In 1961, with the independence of Sierra Leone, Cummings-John's husband became the new country's ambassador to Liberia. In 1966, Prime Minister Albert Margai appointed her as Mayor of Freetown, in succession to Siaka Stevens, but she held the position for only a few months. Her party lost the general election of 1966, and there was then a successful military coup against the new government. Cummings-John was herself accused of financial corruption while outside the country and was advised not to return.

===Political activity in London===
She settled again in London, where she became an active member of the Labour Party and the Campaign for Nuclear Disarmament and also a school governor.

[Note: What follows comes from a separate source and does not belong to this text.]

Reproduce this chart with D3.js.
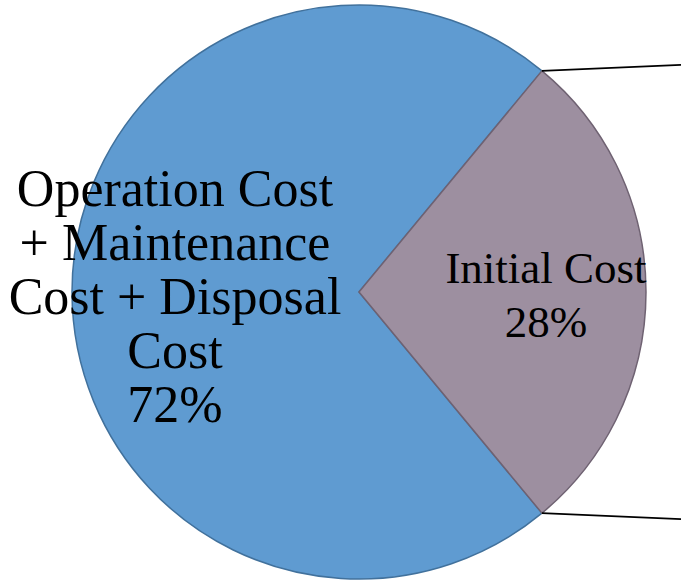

Cummings-John was a member of political organizations in the United Kingdom and the United States as well as in Sierra Leone, and she and I. T. A. Wallace-Johnson were the only Krio to fight for the participation of the indigenous "Protectorate peoples" in West African political processes. Her actions also led to the formation of the Sierra Leone Market Women's Union and a Washerwoman's Union.

Despite unsuccessful attempts to return to Sierra Leone in 1974 and 1996, Cummings-John lived the rest of her life in London. In 1995, she published an autobiography, Memoirs Of A Krio Leader. She died in London on 21 February 2000 at the age of 82.

==Publications==
- Memoirs of a Krio Leader (Ibadan: Sam Bookman Educational, 1995).